Тем временем мы готовились к первому моему выступлению в Нью-Йорке. Оно тоже должно было состояться не то чтобы скоро — в выходные на День Благодарения, но оба мы понимали, что я сразу стану гвоздем сезона, а для меня это означало прыжок на ступеньку вверх. Потому при одной мысли о Нью-Йорке у меня потели ладони. Десять Бостонов с Филадельфиями — все равно не Нью-Йорк. Восемьдесят шесть триумфальных показов в Буффало плюс девяносто три в Трентоне вместе взятые не стоят и одного выхода на нью-йоркскую сцену. Нью-Йорк для каждого артиста вершина, он точка отсчета на карте большого шоу-бизнеса, и сколько ни болтайся по всем другим городам, пока не пройдешь сквозь горнило Бродвея, не покажешь ему, на что способен, ты никто и ничто. Потому Нью-Йорк был у нас оставлен на конец гастролей. Мастер хотел, чтобы я поднабрался опыта, стал закаленным, проверенным в деле бойцом подмостков, который знает, почем фунт лиха, и не оплошает в любой ситуации. Постепенно я и становился бойцом. На двенадцатое октября я выступил сорок четыре раза, был в отличной форме и готов был к дальнейшим подвигам, а до Нью-Йорка еще оставалось больше месяца. Никогда в жизни я не испытывал подобного нетерпения. Нью-Йорк снился мне днем и ночью, и я просто сходил с ума.

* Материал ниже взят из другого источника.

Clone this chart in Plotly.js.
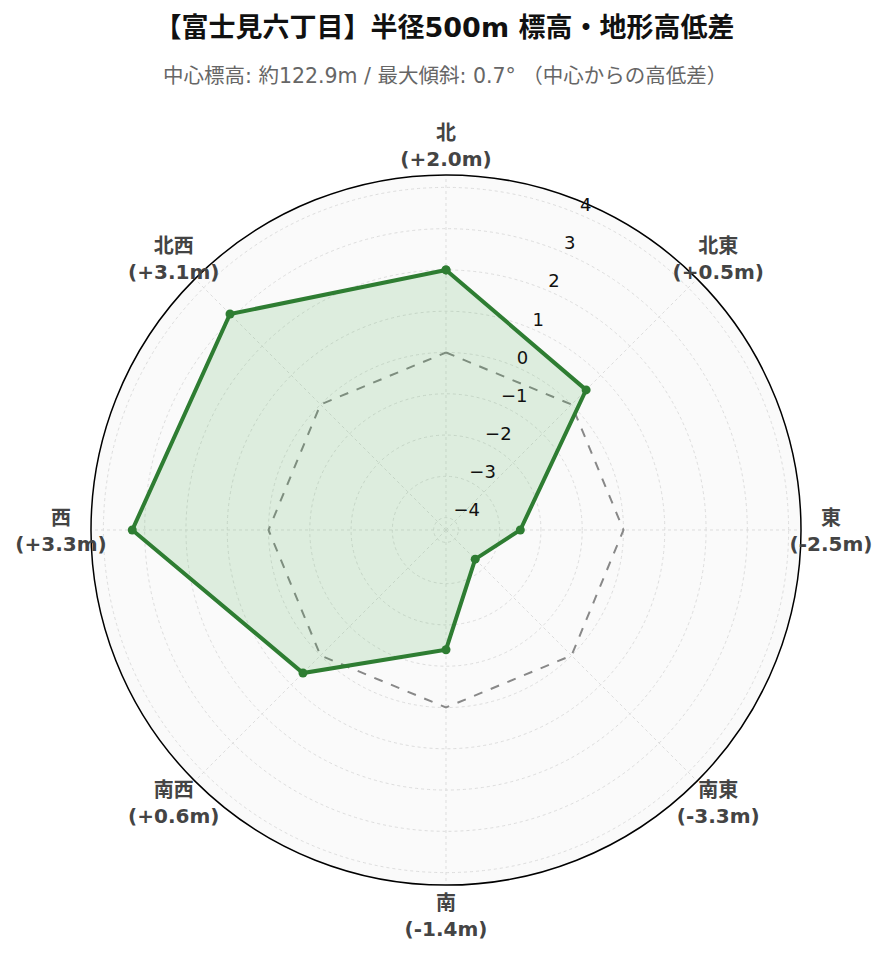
<!DOCTYPE html>
<html>
<head>
<meta charset="utf-8">
<script src="https://cdn.plot.ly/plotly-3.0.1.min.js"></script>
<style>html,body{margin:0;padding:0;background:#fff;}</style>
</head>
<body>
<div id="chart" style="width:889px;height:962px;"></div>
<script>
const directions = ["北", "北東", "東", "南東", "南", "南西", "西", "北西"];
const elevationDiff = [2.0, 0.5, -2.5, -3.3, -1.4, 0.6, 3.3, 3.1];
const diffLabels = ["+2.0m", "+0.5m", "-2.5m", "-3.3m", "-1.4m", "+0.6m", "+3.3m", "+3.1m"];
const referenceZero = [0, 0, 0, 0, 0, 0, 0, 0];
const radialTicks = [-4, -3, -2, -1, 0, 1, 2, 3, 4];
const titleText = "【富士見六丁目】半径500m 標高・地形高低差";
const subtitleText = "中心標高: 約122.9m / 最大傾斜: 0.7° （中心からの高低差）";

// ---- layout / style constants (not data) ----
const W = 889, H = 962;
const CX = 446, CY = 530, RAD = 355;      // main polar disc (pixels)
const LABEL_RAD = 385;                     // ring where direction labels sit
const LABEL_DY = 3;                        // small vertical nudge of label ring
const OUTER_RAD = 400;                     // helper subplot radius for labels
const TICK_SHIFT = [-6, -15];              // radial tick label offset (pixels)
const radialRange = [-4.3, 4.3];

function dom(cx, cy, rad) {
  return {
    x: [(cx - rad) / W, (cx + rad) / W],
    y: [(H - cy - rad) / H, (H - cy + rad) / H]
  };
}

const closeLoop = a => a.concat([a[0]]);
const dirLabelText = directions.map((d, i) => "<b>" + d + "</b><br><b>(" + diffLabels[i] + ")</b>");

const traces = [
  {
    type: "scatterpolar", subplot: "polar",
    r: closeLoop(referenceZero),
    theta: closeLoop(directions),
    mode: "lines",
    line: {color: "#888888", width: 2, dash: "dash"},
    hoverinfo: "skip", showlegend: false
  },
  {
    type: "scatterpolar", subplot: "polar",
    r: closeLoop(elevationDiff),
    theta: closeLoop(directions),
    mode: "lines+markers",
    fill: "toself",
    fillcolor: "rgba(76,175,80,0.16)",
    line: {color: "#2e7d32", width: 4},
    marker: {color: "#2e7d32", size: 9},
    showlegend: false
  },
  {
    type: "scatterpolar", subplot: "polar2",
    r: directions.map(() => 1),
    theta: directions,
    mode: "text",
    text: dirLabelText,
    textposition: "middle center",
    textfont: {family: "DejaVu Sans, Noto Sans CJK JP, sans-serif", size: 20, color: "#444"},
    cliponaxis: false,
    hoverinfo: "skip", showlegend: false
  },
  {
    type: "scatterpolar", subplot: "polar3",
    r: [radialTicks[0]],
    theta: [directions[0]],
    mode: "markers",
    marker: {opacity: 0},
    hoverinfo: "skip", showlegend: false
  }
];

const hiddenAngular = {
  visible: false, direction: "clockwise", rotation: 90,
  type: "category", categoryarray: directions
};

const layout = {
  width: W,
  height: H,
  paper_bgcolor: "#ffffff",
  font: {family: "DejaVu Sans, Noto Sans CJK JP, sans-serif", color: "#222"},
  margin: {l: 0, r: 0, t: 0, b: 0},
  showlegend: false,
  title: {
    text: "<b>" + titleText + "</b>",
    font: {family: "DejaVu Sans, Noto Sans CJK JP, sans-serif", size: 27, color: "#111"},
    x: 0.5, xanchor: "center",
    y: 0.971, yanchor: "middle"
  },
  annotations: [{
    text: subtitleText,
    xref: "paper", yref: "paper",
    x: 0.5, xanchor: "center",
    y: 1 - 76 / H, yanchor: "middle",
    showarrow: false,
    font: {family: "DejaVu Sans, Noto Sans CJK JP, sans-serif", size: 20.5, color: "#666"}
  }],
  polar: {
    domain: dom(CX, CY, RAD),
    bgcolor: "#fafafa",
    angularaxis: {
      direction: "clockwise",
      rotation: 90,
      type: "category",
      categoryarray: directions,
      showticklabels: false,
      showline: true,
      linecolor: "#000000",
      linewidth: 1.5,
      ticks: "",
      gridcolor: "#dddddd",
      griddash: "dot",
      gridwidth: 1
    },
    radialaxis: {
      range: radialRange,
      tickvals: radialTicks,
      angle: 67.5,
      showticklabels: false,
      showline: false,
      ticks: "",
      gridcolor: "#dddddd",
      griddash: "dot",
      gridwidth: 1
    }
  },
  polar2: {
    domain: dom(CX, CY + LABEL_DY, OUTER_RAD),
    bgcolor: "rgba(0,0,0,0)",
    angularaxis: hiddenAngular,
    radialaxis: {visible: false, range: [0, OUTER_RAD / LABEL_RAD]}
  },
  polar3: {
    domain: dom(CX + TICK_SHIFT[0], CY + TICK_SHIFT[1], RAD),
    bgcolor: "rgba(0,0,0,0)",
    angularaxis: hiddenAngular,
    radialaxis: {
      range: radialRange,
      tickvals: radialTicks,
      angle: 67.5,
      tickangle: 67.5,
      showgrid: false,
      showline: false,
      ticks: "",
      tickfont: {family: "DejaVu Sans, sans-serif", size: 18, color: "#111"}
    }
  }
};

Plotly.newPlot("chart", traces, layout, {displayModeBar: false, responsive: false});
</script>
</body>
</html>
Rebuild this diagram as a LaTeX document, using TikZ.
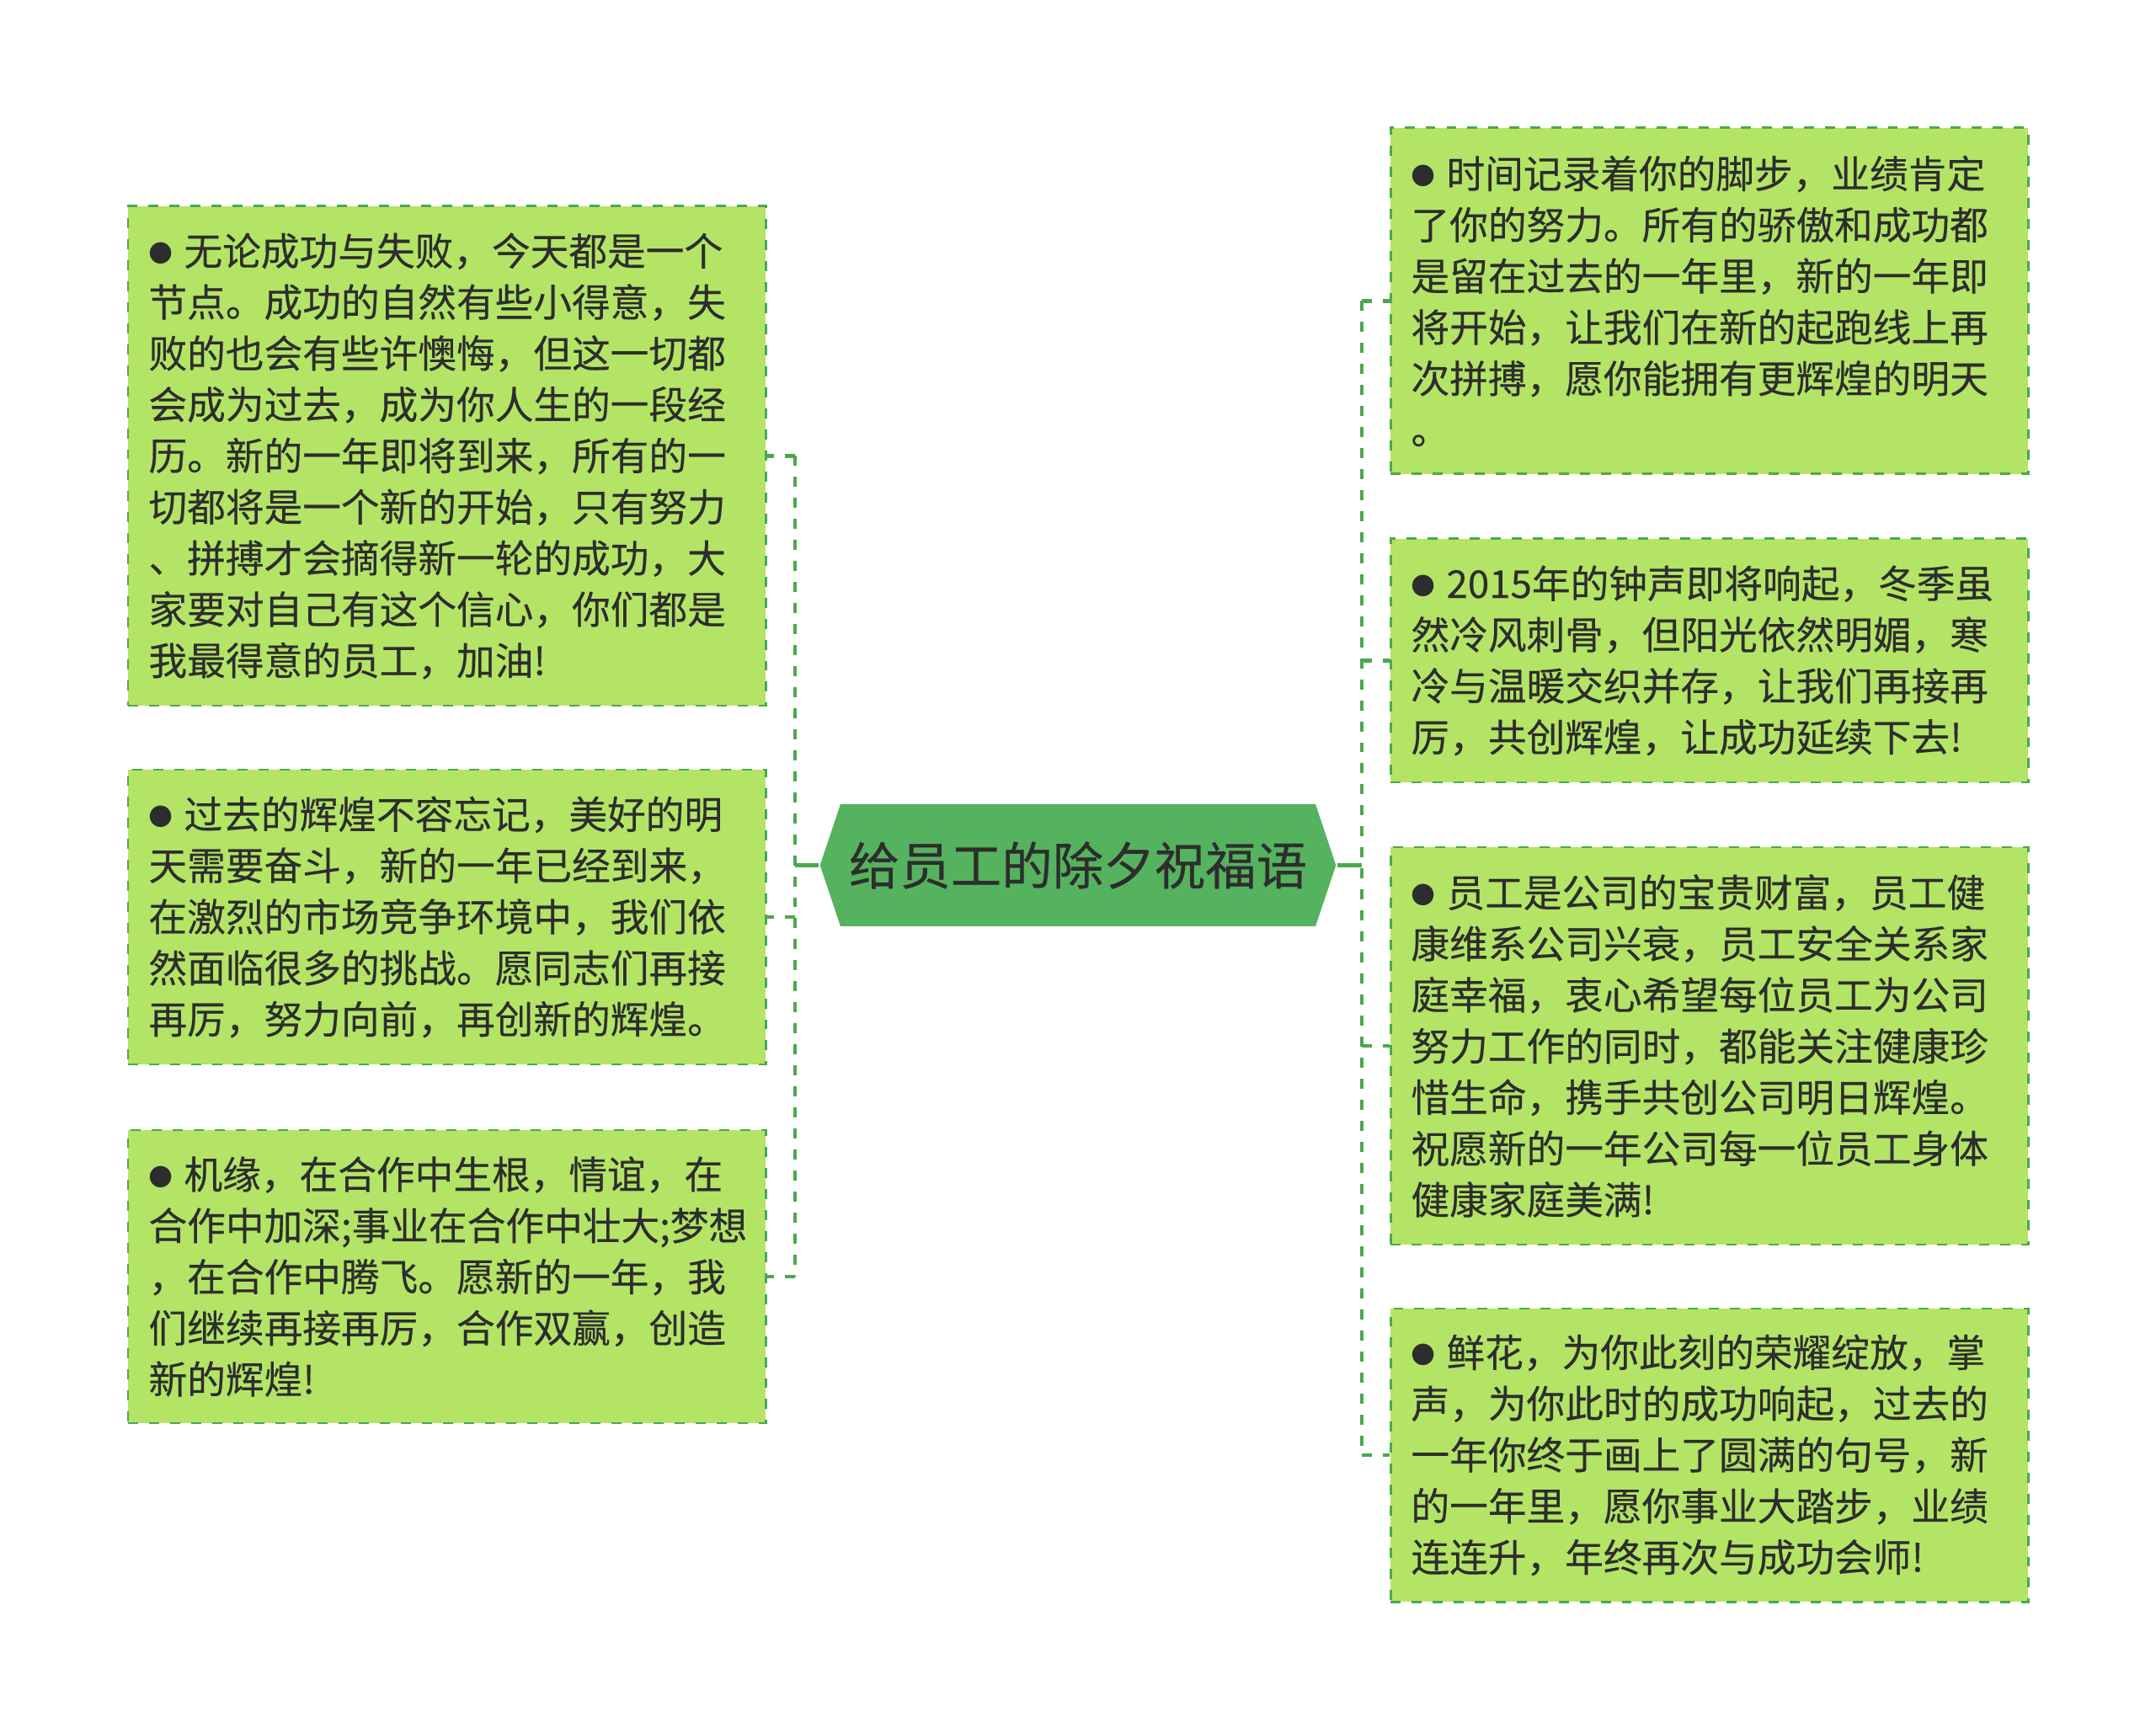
\documentclass[tikz,border=0pt]{standalone}
\usepackage{fontspec}
\setmainfont{Noto Sans CJK SC}[FakeBold=0.3]
\newfontfamily\symfont{DejaVu Sans}
\usetikzlibrary{shapes.symbols}
\definecolor{ink}{RGB}{45,45,45}
\definecolor{leaf}{RGB}{180,228,102}
\definecolor{rim}{RGB}{76,168,80}
\definecolor{hub}{RGB}{85,178,94}
\newcommand{\blt}{\makebox[0.42cm][l]{\raisebox{1.6pt}{\symfont\fontsize{9.5pt}{10pt}\selectfont ●}}}

\begin{document}
\begin{tikzpicture}[line width=0.85pt,
  note/.style={draw=rim, fill=leaf, dash pattern=on 3.4pt off 3.7pt, text=ink,
    text width=7.08cm, inner xsep=0.245cm, inner ysep=0pt, align=left,
    font=\fontsize{13pt}{17.3pt}\selectfont},
  title/.style={shape=signal, signal to=west and east, signal pointer angle=143,
    fill=hub, text=ink, inner xsep=0.1cm, minimum height=1.45cm,
    font=\fontsize{17.2pt}{20pt}\selectfont},
  twig/.style={rim, line width=1.3pt, dash pattern=on 3.4pt off 3.7pt},
  stem/.style={rim, line width=1.3pt}]
  \useasboundingbox (0,0) rectangle (25.6,20.57);
  % centre
  \node[title] (root) at (12.80,10.295) {给员工的除夕祝福语};
  % left column
  \node[note, minimum height=5.93cm] (l1) at (5.305,15.155) {\blt 无论成功与失败，今天都是一个\\
    节点。成功的自然有些小得意，失\\
    败的也会有些许懊悔，但这一切都\\
    会成为过去，成为你人生的一段经\\
    历。新的一年即将到来，所有的一\\
    切都将是一个新的开始，只有努力\\
    、拼搏才会摘得新一轮的成功，大\\
    家要对自己有这个信心，你们都是\\
    我最得意的员工，加油!};
  \node[note, minimum height=3.50cm] (l2) at (5.305,9.68) {\blt 过去的辉煌不容忘记，美好的明\\
    天需要奋斗，新的一年已经到来，\\
    在激烈的市场竞争环境中，我们依\\
    然面临很多的挑战。愿同志们再接\\
    再厉，努力向前，再创新的辉煌。};
  \node[note, minimum height=3.48cm] (l3) at (5.305,5.41) {\blt 机缘，在合作中生根，情谊，在\\
    合作中加深;事业在合作中壮大;梦想\\
    ，在合作中腾飞。愿新的一年，我\\
    们继续再接再厉，合作双赢，创造\\
    新的辉煌!};
  % right column
  \node[note, minimum height=4.11cm] (r1) at (20.295,16.995) {\blt 时间记录着你的脚步，业绩肯定\\
    了你的努力。所有的骄傲和成功都\\
    是留在过去的一年里，新的一年即\\
    将开始，让我们在新的起跑线上再\\
    次拼搏，愿你能拥有更辉煌的明天\\
    。};
  \node[note, minimum height=2.89cm] (r2) at (20.295,12.725) {\blt 2015年的钟声即将响起，冬季虽\\
    然冷风刺骨，但阳光依然明媚，寒\\
    冷与温暖交织并存，让我们再接再\\
    厉，共创辉煌，让成功延续下去!};
  \node[note, minimum height=4.72cm] (r3) at (20.295,8.15) {\blt 员工是公司的宝贵财富，员工健\\
    康维系公司兴衰，员工安全关系家\\
    庭幸福，衷心希望每位员工为公司\\
    努力工作的同时，都能关注健康珍\\
    惜生命，携手共创公司明日辉煌。\\
    祝愿新的一年公司每一位员工身体\\
    健康家庭美满!};
  \node[note, minimum height=3.48cm] (r4) at (20.295,3.29) {\blt 鲜花，为你此刻的荣耀绽放，掌\\
    声，为你此时的成功响起，过去的\\
    一年你终于画上了圆满的句号，新\\
    的一年里，愿你事业大踏步，业绩\\
    连连升，年终再次与成功会师!};
  % connectors
  \coordinate (lhub) at (9.44,10.295);
  \coordinate (rhub) at (16.17,10.295);
  \draw[stem] (root.west) -- (lhub);
  \draw[stem] (root.east) -- (rhub);
  \draw[twig] (lhub |- l1.east) -- (lhub |- l3.east);
  \draw[twig] (rhub |- r1.west) -- (rhub |- r4.west);
  \foreach \n in {l1,l2,l3}
    \draw[twig] (lhub |- \n.east) -- (\n.east);
  \foreach \n in {r1,r2,r3,r4}
    \draw[twig] (rhub |- \n.west) -- (\n.west);
\end{tikzpicture}
\end{document}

Тринадцатого и четырнадцатого мы выступали в Ричмонде, пятнадцатого и шестнадцатого в Балтиморе, после чего направились в Скрентон, штат Пенсильвания. Отработал я там неплохо, не хуже, чем в других прочих местах, однако когда все закончилось — едва я поклонился и опустили занавес, — я упал без сознания. До самой последней секунды я чувствовал себя прекрасно, крутил сальто и пируэты с обычной легкостью и нахальством, но едва мои ноги в последний раз коснулись пола, я вдруг будто бы потяжелел разом на десять тысяч фунтов. Я сумел продержаться до конца — сколько требовалось, чтобы улыбнуться, отвесить поклон и дождаться занавеса, а потом колени подогнулись, я сложился пополам и рухнул на дощатый пол. Открыл я глаза спустя пять минут в гримерной — голова все еще кружилась, но слабость, как мне показалось, прошла. Однако стоило подняться, как в ту же секунду меня ослепила пронзительная, дикая головная боль. Я попытался шагнуть, и мир передо мной поплыл, заколыхался, будто живот в танце живота через кривое зеркало. На втором шагу я зашатался. Если бы не мастер, я снова упал бы ничком.